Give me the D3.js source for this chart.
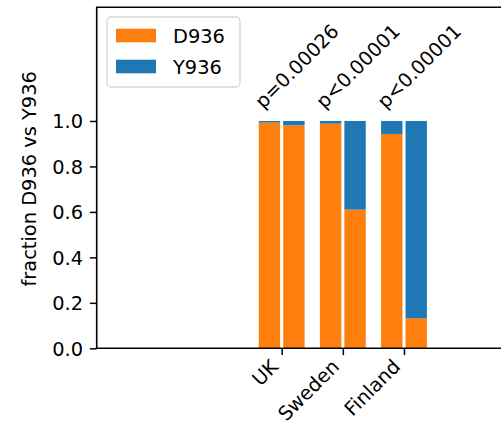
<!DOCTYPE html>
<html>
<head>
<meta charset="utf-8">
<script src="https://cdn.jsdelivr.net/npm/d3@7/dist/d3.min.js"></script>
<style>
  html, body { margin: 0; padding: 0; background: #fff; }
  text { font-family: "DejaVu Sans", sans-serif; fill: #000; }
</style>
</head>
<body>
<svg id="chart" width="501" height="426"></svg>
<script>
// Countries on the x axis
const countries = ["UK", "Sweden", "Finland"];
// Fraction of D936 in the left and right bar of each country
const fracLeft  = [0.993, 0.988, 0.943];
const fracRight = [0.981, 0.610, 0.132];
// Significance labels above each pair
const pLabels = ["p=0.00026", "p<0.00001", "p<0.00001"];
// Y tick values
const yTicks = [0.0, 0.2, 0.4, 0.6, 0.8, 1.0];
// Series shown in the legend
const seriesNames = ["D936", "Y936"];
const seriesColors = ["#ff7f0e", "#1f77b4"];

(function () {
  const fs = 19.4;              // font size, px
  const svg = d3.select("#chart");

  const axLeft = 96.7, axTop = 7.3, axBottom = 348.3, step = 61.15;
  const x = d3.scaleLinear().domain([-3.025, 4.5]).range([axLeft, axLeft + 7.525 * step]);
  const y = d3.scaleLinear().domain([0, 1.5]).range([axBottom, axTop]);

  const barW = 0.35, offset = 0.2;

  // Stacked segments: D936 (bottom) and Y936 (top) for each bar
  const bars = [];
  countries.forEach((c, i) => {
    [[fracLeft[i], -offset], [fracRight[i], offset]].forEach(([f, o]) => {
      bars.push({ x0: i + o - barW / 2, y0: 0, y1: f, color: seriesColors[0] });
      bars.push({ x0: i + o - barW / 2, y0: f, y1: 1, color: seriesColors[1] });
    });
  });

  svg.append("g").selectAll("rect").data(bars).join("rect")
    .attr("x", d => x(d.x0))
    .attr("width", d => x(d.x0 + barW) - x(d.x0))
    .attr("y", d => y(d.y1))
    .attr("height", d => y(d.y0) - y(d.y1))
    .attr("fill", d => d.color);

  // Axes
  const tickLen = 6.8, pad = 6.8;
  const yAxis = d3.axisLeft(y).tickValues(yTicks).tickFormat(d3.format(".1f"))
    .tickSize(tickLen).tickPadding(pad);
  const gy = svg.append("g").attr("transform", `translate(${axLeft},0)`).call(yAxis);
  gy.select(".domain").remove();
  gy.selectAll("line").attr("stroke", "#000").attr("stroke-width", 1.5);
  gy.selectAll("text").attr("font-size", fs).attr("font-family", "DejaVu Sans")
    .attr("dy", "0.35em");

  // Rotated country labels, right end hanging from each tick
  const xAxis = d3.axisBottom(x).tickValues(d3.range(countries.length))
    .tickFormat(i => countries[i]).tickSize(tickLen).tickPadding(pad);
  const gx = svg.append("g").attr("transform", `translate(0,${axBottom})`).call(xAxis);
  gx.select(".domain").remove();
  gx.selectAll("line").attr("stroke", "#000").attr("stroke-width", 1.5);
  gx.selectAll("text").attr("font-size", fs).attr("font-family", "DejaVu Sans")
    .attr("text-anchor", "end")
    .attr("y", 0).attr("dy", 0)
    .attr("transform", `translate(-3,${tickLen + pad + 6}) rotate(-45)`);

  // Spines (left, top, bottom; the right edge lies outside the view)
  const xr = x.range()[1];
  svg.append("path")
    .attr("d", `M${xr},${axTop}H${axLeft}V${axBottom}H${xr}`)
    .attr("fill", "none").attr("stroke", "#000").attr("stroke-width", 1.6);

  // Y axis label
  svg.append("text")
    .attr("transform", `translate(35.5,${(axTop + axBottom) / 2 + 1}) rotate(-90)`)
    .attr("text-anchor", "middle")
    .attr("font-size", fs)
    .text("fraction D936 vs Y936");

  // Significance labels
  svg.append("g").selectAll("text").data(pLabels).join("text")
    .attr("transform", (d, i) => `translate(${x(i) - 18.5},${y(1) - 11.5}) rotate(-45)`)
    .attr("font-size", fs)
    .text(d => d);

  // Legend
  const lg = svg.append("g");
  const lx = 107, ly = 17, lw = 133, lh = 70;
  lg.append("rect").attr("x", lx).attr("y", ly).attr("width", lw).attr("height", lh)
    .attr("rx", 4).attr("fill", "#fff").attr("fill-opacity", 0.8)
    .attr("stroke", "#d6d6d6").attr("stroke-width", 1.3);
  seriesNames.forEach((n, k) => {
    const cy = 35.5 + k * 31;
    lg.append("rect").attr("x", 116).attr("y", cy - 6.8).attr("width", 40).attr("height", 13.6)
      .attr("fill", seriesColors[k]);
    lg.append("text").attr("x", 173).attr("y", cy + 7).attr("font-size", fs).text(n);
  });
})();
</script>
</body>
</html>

[TASK OBJECTIVE]
Reproduce the material above in full and without alteration, but skip all pictures.

[COMPLETED EXERCISE]
Give me the D3.js source for this chart.
<!DOCTYPE html>
<html>
<head>
<meta charset="utf-8">
<script src="https://cdn.jsdelivr.net/npm/d3@7/dist/d3.min.js"></script>
<style>
  html, body { margin: 0; padding: 0; background: #fff; }
  text { font-family: "DejaVu Sans", sans-serif; fill: #000; }
</style>
</head>
<body>
<svg id="chart" width="501" height="426"></svg>
<script>
// Countries on the x axis
const countries = ["UK", "Sweden", "Finland"];
// Fraction of D936 in the left and right bar of each country
const fracLeft  = [0.993, 0.988, 0.943];
const fracRight = [0.981, 0.610, 0.132];
// Significance labels above each pair
const pLabels = ["p=0.00026", "p<0.00001", "p<0.00001"];
// Y tick values
const yTicks = [0.0, 0.2, 0.4, 0.6, 0.8, 1.0];
// Series shown in the legend
const seriesNames = ["D936", "Y936"];
const seriesColors = ["#ff7f0e", "#1f77b4"];

(function () {
  const fs = 19.4;              // font size, px
  const svg = d3.select("#chart");

  const axLeft = 96.7, axTop = 7.3, axBottom = 348.3, step = 61.15;
  const x = d3.scaleLinear().domain([-3.025, 4.5]).range([axLeft, axLeft + 7.525 * step]);
  const y = d3.scaleLinear().domain([0, 1.5]).range([axBottom, axTop]);

  const barW = 0.35, offset = 0.2;

  // Stacked segments: D936 (bottom) and Y936 (top) for each bar
  const bars = [];
  countries.forEach((c, i) => {
    [[fracLeft[i], -offset], [fracRight[i], offset]].forEach(([f, o]) => {
      bars.push({ x0: i + o - barW / 2, y0: 0, y1: f, color: seriesColors[0] });
      bars.push({ x0: i + o - barW / 2, y0: f, y1: 1, color: seriesColors[1] });
    });
  });

  svg.append("g").selectAll("rect").data(bars).join("rect")
    .attr("x", d => x(d.x0))
    .attr("width", d => x(d.x0 + barW) - x(d.x0))
    .attr("y", d => y(d.y1))
    .attr("height", d => y(d.y0) - y(d.y1))
    .attr("fill", d => d.color);

  // Axes
  const tickLen = 6.8, pad = 6.8;
  const yAxis = d3.axisLeft(y).tickValues(yTicks).tickFormat(d3.format(".1f"))
    .tickSize(tickLen).tickPadding(pad);
  const gy = svg.append("g").attr("transform", `translate(${axLeft},0)`).call(yAxis);
  gy.select(".domain").remove();
  gy.selectAll("line").attr("stroke", "#000").attr("stroke-width", 1.5);
  gy.selectAll("text").attr("font-size", fs).attr("font-family", "DejaVu Sans")
    .attr("dy", "0.35em");

  // Rotated country labels, right end hanging from each tick
  const xAxis = d3.axisBottom(x).tickValues(d3.range(countries.length))
    .tickFormat(i => countries[i]).tickSize(tickLen).tickPadding(pad);
  const gx = svg.append("g").attr("transform", `translate(0,${axBottom})`).call(xAxis);
  gx.select(".domain").remove();
  gx.selectAll("line").attr("stroke", "#000").attr("stroke-width", 1.5);
  gx.selectAll("text").attr("font-size", fs).attr("font-family", "DejaVu Sans")
    .attr("text-anchor", "end")
    .attr("y", 0).attr("dy", 0)
    .attr("transform", `translate(-3,${tickLen + pad + 6}) rotate(-45)`);

  // Spines (left, top, bottom; the right edge lies outside the view)
  const xr = x.range()[1];
  svg.append("path")
    .attr("d", `M${xr},${axTop}H${axLeft}V${axBottom}H${xr}`)
    .attr("fill", "none").attr("stroke", "#000").attr("stroke-width", 1.6);

  // Y axis label
  svg.append("text")
    .attr("transform", `translate(35.5,${(axTop + axBottom) / 2 + 1}) rotate(-90)`)
    .attr("text-anchor", "middle")
    .attr("font-size", fs)
    .text("fraction D936 vs Y936");

  // Significance labels
  svg.append("g").selectAll("text").data(pLabels).join("text")
    .attr("transform", (d, i) => `translate(${x(i) - 18.5},${y(1) - 11.5}) rotate(-45)`)
    .attr("font-size", fs)
    .text(d => d);

  // Legend
  const lg = svg.append("g");
  const lx = 107, ly = 17, lw = 133, lh = 70;
  lg.append("rect").attr("x", lx).attr("y", ly).attr("width", lw).attr("height", lh)
    .attr("rx", 4).attr("fill", "#fff").attr("fill-opacity", 0.8)
    .attr("stroke", "#d6d6d6").attr("stroke-width", 1.3);
  seriesNames.forEach((n, k) => {
    const cy = 35.5 + k * 31;
    lg.append("rect").attr("x", 116).attr("y", cy - 6.8).attr("width", 40).attr("height", 13.6)
      .attr("fill", seriesColors[k]);
    lg.append("text").attr("x", 173).attr("y", cy + 7).attr("font-size", fs).text(n);
  });
})();
</script>
</body>
</html>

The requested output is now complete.